Anstand und Respekt

Eigentlich wollte ich nicht schon wieder etwas im Zusammenhang mit der AfD schreiben müssen. Doch wenn man sich mit dem politischen Tagesgeschehen befaßt, dann muß man eben auf Vorgänge reagieren, die das Tagesgeschehen prägen.

Heute, am 23. Januar 2019, fand im bayerischen Landtag die jährliche Gedenkfeier für die Opfer des Nationalsozialismus statt. Für alle Demokraten ist das ein Anlaß, in Ansehung des Terrors der Nazi-Diktatur zusammen zu stehen, der Opfer zu gedenken und je nach Weltbild Gott oder dem Schicksal dafür zu danken, daß uns heute von jener Zeit nicht nur der kalendarische Abstand, sondern Lichtjahre trennen, was die gesellschaftliche und politische Lage betrifft. Denn eher durchschritte das biblische Kamel jenes gleichnishafte Nadelöhr, als daß sich in Deutschland eine Weltanschauung wie der Nationalsozialismus noch einmal breit machen könnte. Leider kam es anders.

Der bayerische Landtag hatte sich als Hauptrednerin der Gedenkveranstaltung die Präsidentin der israelitischen Kultusgemeinde München und Oberbayern, Frau Charlotte Knobloch, eingeladen. Frau Knobloch hielt es für richtig, die anwesenden Abgeordneten der AfD zu beleidigen. „Heute und hier ist eine Partei vertreten, die die Verbrechen der Nationalsozialisten verharmlost und enge Verbindungen ins rechtsextreme Milieu unterhält. Sie gründet ihre Politik auf Haß und Ausgrenzung und steht nicht nur für mich nicht auf dem Boden unserer Verfassung.“  

Die solchermaßen beleidigten Abgeordneten verließen dann mehrheitlich unter Protest den Plenarsaal. Der bayerische Ministerpräsident Markus Söder bezeichnete dieses Verhalten der Abgeordneten als respektlos. Das ist eine groteske Fehlbewertung des Vorganges. Tatsächlich hat es Frau Knobloch an Respekt vor den gewählten Abgeordneten fehlen lassen. Sie hat die Gedenkfeier für die Ermordeten zur Polemik gegen eine demokratische Partei mißbraucht. Inhaltlich ist ihre Aussage schlicht verleumderisch. Eine Verharmlosung der Verbrechen Hitlers und seiner Mordgesellen kann man in den Verlautbarungen der Partei nicht finden, noch weniger lassen sich die behaupteten Verbindungen ins rechtsextreme Milieu feststellen. Daß sie ihre Politik auf Hass und Ausgrenzung gründet, wie Frau Knobloch zu Unrecht meint, kann man mit einigem Wohlwollen noch unter die übliche parteipolitische Polemik rechnen, die von den meisten Medien leider kräftig geschürt wird. Die Beurteilung indessen, daß die AfD nicht auf dem Boden unserer Verfassung stehe, ist schlicht und einfach bodenlos. Woher die 86-jährige ehemalige Anwaltsgehilfin die juristische Kompetenz nimmt, eine solche verfassungsrechtliche Bewertung vorzunehmen, erschließt sich nicht. Somit muß angenommen werden, daß sie insoweit nur nachplappert, was andere, die es eigentlich besser wissen müßten, eben wider besseres Wissen öffentlich verbreiten.

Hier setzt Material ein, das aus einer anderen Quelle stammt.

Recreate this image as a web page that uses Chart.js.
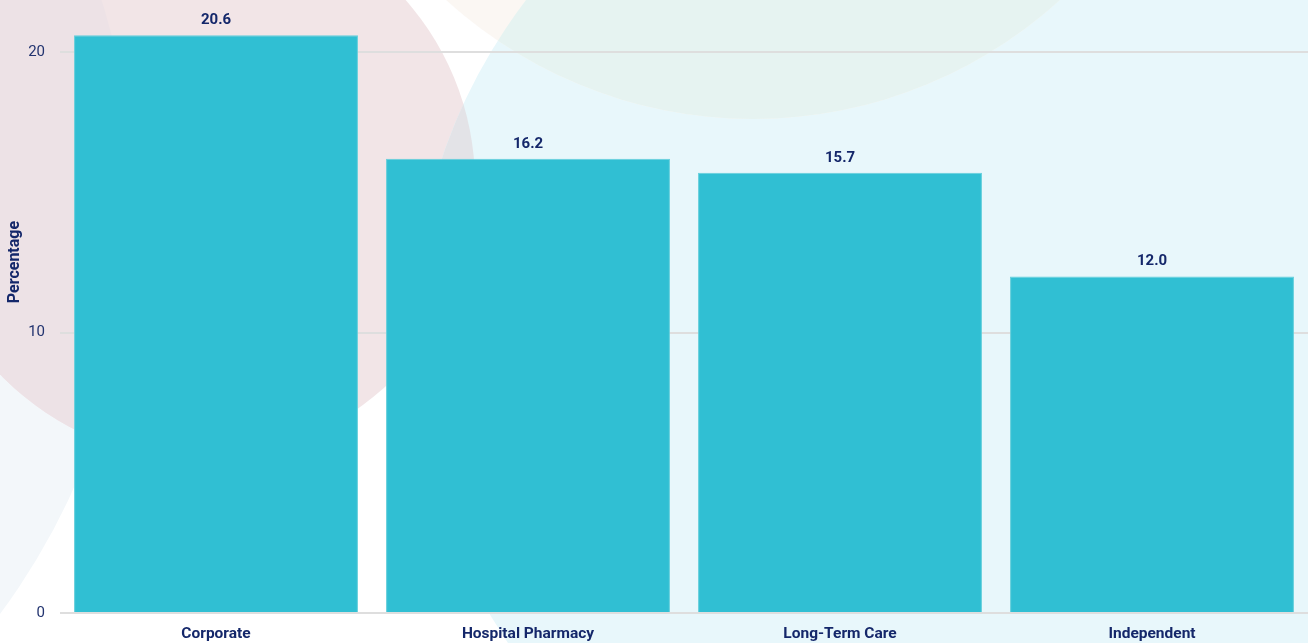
<!DOCTYPE html>
<html>
<head>
<meta charset="utf-8">
<title>Percentage by practice setting</title>
<style>
  html, body { margin: 0; padding: 0; background: #ffffff; }
  #wrap { width: 1308px; height: 643px; position: relative; }
</style>
<script src="https://cdn.jsdelivr.net/npm/chart.js@4.4.1/dist/chart.umd.min.js"></script>
</head>
<body>
<div id="wrap"><canvas id="chart"></canvas></div>
<script>
// Practice settings and their percentages
const categories = ['Corporate', 'Hospital Pharmacy', 'Long-Term Care', 'Independent'];
const percentages = [20.6, 16.2, 15.7, 12.0];
const yTicks = [0, 10, 20];
const yMax = 21;

const NAVY = '#14276a';
const NAVY_SOFT = '#22336f';
const BAR = '#30bfd3';
const FONT = 'Roboto';

// Soft decorative circles painted behind the plot
const backdrop = {
  id: 'backdrop',
  beforeDraw(chart) {
    const ctx = chart.ctx;
    const pale = { x: -548, y: 208, r: 682 };
    const rose = { x: 199, y: 183, r: 276 };
    const sky  = { x: 963, y: 334, r: 550 };
    const sand = { x: 753, y: -336, r: 455 };
    const path = c => { ctx.beginPath(); ctx.arc(c.x, c.y, c.r, 0, Math.PI * 2); };
    const fill = (c, col) => { path(c); ctx.fillStyle = col; ctx.fill(); };
    const overlap = (a, b, col) => {
      ctx.save(); path(a); ctx.clip(); fill(b, col); ctx.restore();
    };
    ctx.save();
    ctx.fillStyle = '#ffffff';
    ctx.fillRect(0, 0, chart.width, chart.height);
    fill(pale, '#f3f7fa');
    fill(rose, '#f2e5e7');
    fill(sky, '#e8f7fb');
    fill(sand, '#fbf7f3');
    overlap(rose, pale, '#ede2e6');
    overlap(rose, sky, '#e3e3e7');
    overlap(sand, sky, '#e6f3f1');
    ctx.restore();
  }
};

// Value printed above each bar
const valueLabels = {
  id: 'valueLabels',
  afterDatasetsDraw(chart) {
    const ctx = chart.ctx;
    const meta = chart.getDatasetMeta(0);
    ctx.save();
    ctx.font = 'bold 15px ' + FONT;
    ctx.fillStyle = NAVY;
    ctx.textAlign = 'center';
    ctx.textBaseline = 'alphabetic';
    meta.data.forEach((bar, i) => {
      ctx.fillText(percentages[i].toFixed(1), bar.x, bar.y - 11);
    });
    ctx.restore();
  }
};

// Rotated y-axis caption
const yCaption = {
  id: 'yCaption',
  afterDraw(chart) {
    const ctx = chart.ctx;
    ctx.save();
    ctx.translate(15, 262);
    ctx.rotate(-Math.PI / 2);
    ctx.font = 'bold 16px ' + FONT;
    ctx.fillStyle = NAVY;
    ctx.textAlign = 'center';
    ctx.textBaseline = 'middle';
    ctx.fillText('Percentage', 0, 0);
    ctx.restore();
  }
};

new Chart(document.getElementById('chart'), {
  type: 'bar',
  data: {
    labels: categories,
    datasets: [{
      data: percentages,
      backgroundColor: BAR,
      borderColor: '#62cedb',
      borderWidth: 1,
      borderSkipped: 'bottom',
      barPercentage: 0.91,
      categoryPercentage: 1
    }]
  },
  options: {
    responsive: true,
    maintainAspectRatio: false,
    animation: false,
    layout: { padding: { top: 24, left: 0, right: 0, bottom: 0 } },
    plugins: {
      legend: { display: false },
      tooltip: { enabled: false }
    },
    scales: {
      x: {
        grid: { display: false },
        border: { display: false },
        ticks: {
          color: NAVY,
          font: { family: FONT, size: 15.5, weight: 'bold' },
          padding: 4
        },
        afterFit(scale) { scale.height = 30; }
      },
      y: {
        min: 0,
        max: yMax,
        border: { display: false },
        grid: { color: '#dedede', lineWidth: 2, drawTicks: false },
        ticks: {
          color: NAVY_SOFT,
          font: { family: FONT, size: 15 },
          padding: 15
        },
        afterBuildTicks(scale) { scale.ticks = yTicks.map(v => ({ value: v })); },
        afterFit(scale) { scale.width = 60; }
      }
    }
  },
  plugins: [backdrop, valueLabels, yCaption]
});
</script>
</body>
</html>
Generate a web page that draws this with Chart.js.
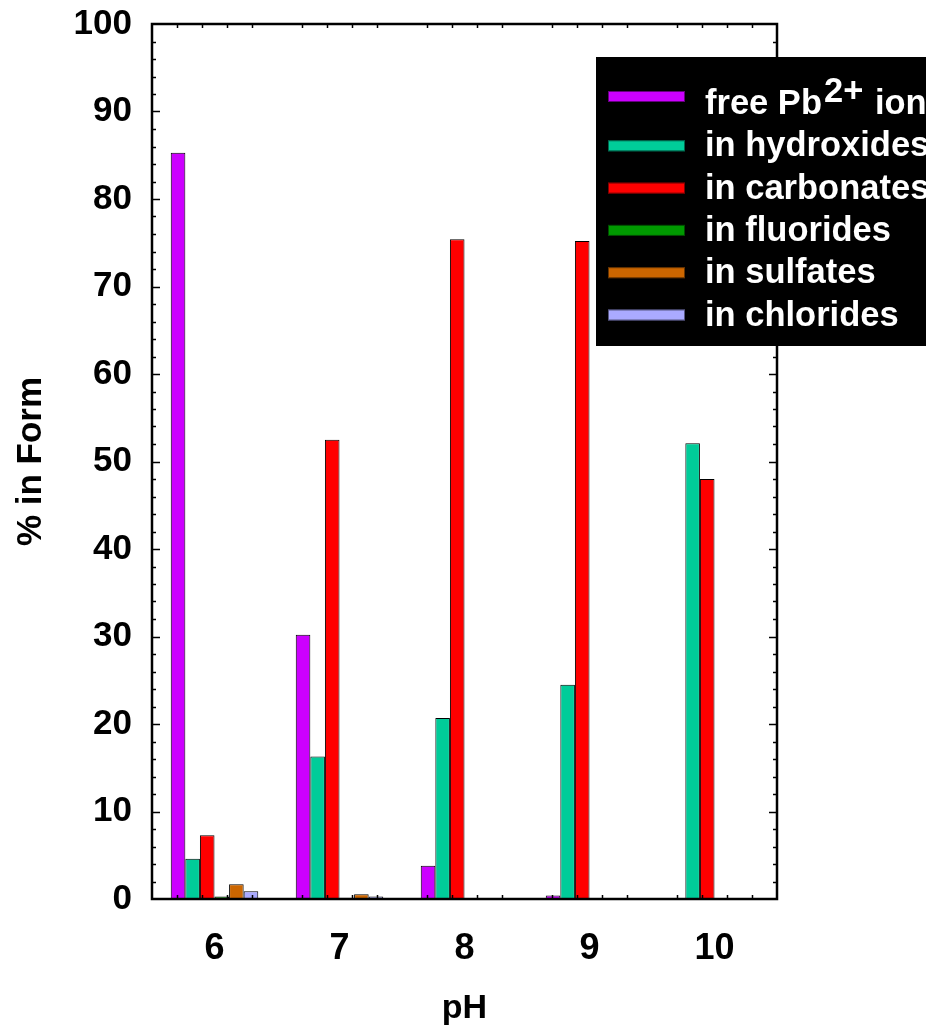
<!DOCTYPE html>
<html>
<head>
<meta charset="utf-8">
<script src="https://cdn.jsdelivr.net/npm/chart.js@4/dist/chart.umd.min.js"></script>
<style>
  html, body { margin: 0; padding: 0; background: #fff; }
</style>
</head>
<body>
<canvas id="leadChart" width="926" height="1026"></canvas>
<script>
// lead speciation vs pH, % of total Pb in each form
const phLevels = ['6', '7', '8', '9', '10'];
const seriesNames = ['free Pb^{2+} ion', 'in hydroxides', 'in carbonates', 'in fluorides', 'in sulfates', 'in chlorides'];
const seriesColors = ['#cc00ff', '#00cc99', '#ff0000', '#009900', '#cc6600', '#aaaaff'];

const freePb     = [85.3, 30.2, 3.8, 0.4, 0];
const hydroxides = [4.6, 16.3, 20.7, 24.5, 52.1];
const carbonates = [7.3, 52.5, 75.4, 75.2, 48.0];
const fluorides  = [0.3, 0.15, 0, 0, 0];
const sulfates   = [1.7, 0.55, 0, 0, 0];
const chlorides  = [0.9, 0.3, 0, 0, 0];

const yTickValues = [0, 10, 20, 30, 40, 50, 60, 70, 80, 90, 100];

const FONT = '"Liberation Sans", Arial, sans-serif';

const seriesData = [freePb, hydroxides, carbonates, fluorides, sulfates, chlorides];

// frame with inward minor ticks + the black legend box
const framePlugin = {
  id: 'frameAndLegend',
  afterDraw(chart) {
    const ctx = chart.ctx;
    const area = chart.chartArea;
    const xs = chart.scales.x;
    const ys = chart.scales.y;
    ctx.save();
    ctx.strokeStyle = '#000';

    // y ticks, every 2 %, longer on the tens
    ctx.lineWidth = 1.5;
    ctx.beginPath();
    for (let v = 2; v < 100; v += 2) {
      const py = Math.round(ys.getPixelForValue(v)) + 0.5;
      const len = v % 10 === 0 ? 8 : 4;
      ctx.moveTo(area.left, py); ctx.lineTo(area.left + len, py);
      ctx.moveTo(area.right, py); ctx.lineTo(area.right - len, py);
    }
    // x ticks, every 0.2 pH; whole pH values get an outward tick below
    for (let k = 1; k < 25; k++) {
      const ph = 5.5 + k * 0.2;
      const px = Math.round(xs.getPixelForValue(ph - 6)) + 0.5;
      if (k % 5 === 0) continue;
      if (Math.abs(ph - Math.round(ph)) < 1e-6) {
        ctx.moveTo(px, area.bottom); ctx.lineTo(px, area.bottom + 8);
      } else {
        ctx.moveTo(px, area.bottom); ctx.lineTo(px, area.bottom - 4);
        ctx.moveTo(px, area.top); ctx.lineTo(px, area.top + 4);
      }
    }
    ctx.stroke();

    ctx.lineWidth = 2.5;
    ctx.strokeRect(area.left, area.top, area.right - area.left, area.bottom - area.top);

    // legend
    ctx.fillStyle = '#000';
    ctx.fillRect(596, 57, 330, 289);
    ctx.textBaseline = 'alphabetic';
    ctx.textAlign = 'left';
    chart.data.datasets.forEach((ds, i) => {
      const base = 114 + i * 42.3;
      const m = /^(.*)\^\{(.*)\}(.*)$/.exec(ds.label);
      // the superscripted entry sits its swatch a little higher
      const sy = base - 10.5 - (m ? 7 : 0);
      ctx.fillStyle = ds.backgroundColor;
      ctx.fillRect(608, sy - 5.5, 77, 11);
      ctx.lineWidth = 1;
      ctx.strokeStyle = 'rgba(0,0,0,0.5)';
      ctx.strokeRect(608.5, sy - 5, 76, 10);
      ctx.fillStyle = '#fff';
      ctx.font = 'bold 34.5px ' + FONT;
      if (m) {
        let x = 705;
        ctx.fillText(m[1], x, base);
        x += ctx.measureText(m[1]).width + 2;
        ctx.fillText(m[2], x, base - 12);
        x += ctx.measureText(m[2]).width + 2;
        ctx.fillText(m[3], x, base);
      } else {
        ctx.fillText(ds.label, 705, base);
      }
    });
    ctx.restore();
  }
};

new Chart(document.getElementById('leadChart'), {
  type: 'bar',
  data: {
    labels: phLevels,
    datasets: seriesData.map((vals, i) => ({
      label: seriesNames[i],
      data: vals,
      backgroundColor: seriesColors[i],
      borderColor: '#000',
      borderWidth: 1,
      borderSkipped: 'start',
      barPercentage: 1.0,
      categoryPercentage: 0.7
    }))
  },
  options: {
    responsive: false,
    animation: false,
    devicePixelRatio: 1,
    layout: { padding: { top: 24, right: 149, left: 0, bottom: 0 } },
    plugins: {
      legend: { display: false },
      tooltip: { enabled: false }
    },
    scales: {
      x: {
        offset: true,
        grid: { display: false, drawTicks: false },
        border: { display: false },
        ticks: {
          color: '#000',
          padding: 28,
          font: { family: FONT, size: 36, weight: 'bold' }
        },
        title: {
          display: true,
          text: 'pH',
          color: '#000',
          padding: { top: 0, bottom: 0 },
          font: { family: FONT, size: 34, weight: 'bold', lineHeight: 1 }
        },
        afterFit(scale) {
          scale.height = 127;
          scale.paddingLeft = 0;
          scale.paddingRight = 0;
        }
      },
      y: {
        min: 0,
        max: 100,
        grid: { display: false, drawTicks: false },
        border: { display: false },
        afterBuildTicks(scale) { scale.ticks = yTickValues.map(v => ({ value: v })); },
        ticks: {
          color: '#000',
          padding: 20,
          font: { family: FONT, size: 35, weight: 'bold' }
        },
        title: {
          display: true,
          text: '% in Form',
          color: '#000',
          padding: { top: 14, bottom: 0 },
          font: { family: FONT, size: 35, weight: 'bold', lineHeight: 1 }
        },
        afterFit(scale) {
          scale.width = 152;
          scale.paddingTop = 0;
          scale.paddingBottom = 0;
        }
      }
    }
  },
  plugins: [framePlugin]
});
</script>
</body>
</html>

Der Vorgang ist ein Beleg für die Verwilderung der politischen Sitten in Deutschland. An die Stelle der sachlichen Auseinandersetzung tritt die Polemik bis hin zur Beleidigung. Dem Ansehen der parlamentarischen Demokratie ist damit nicht gedient.  Allerdings muß man auch feststellen, daß dies nicht auf das Konto der zu Unrecht angegriffenen Partei, sondern ausschließlich auf das Konto der polemisierenden Angreifer geht.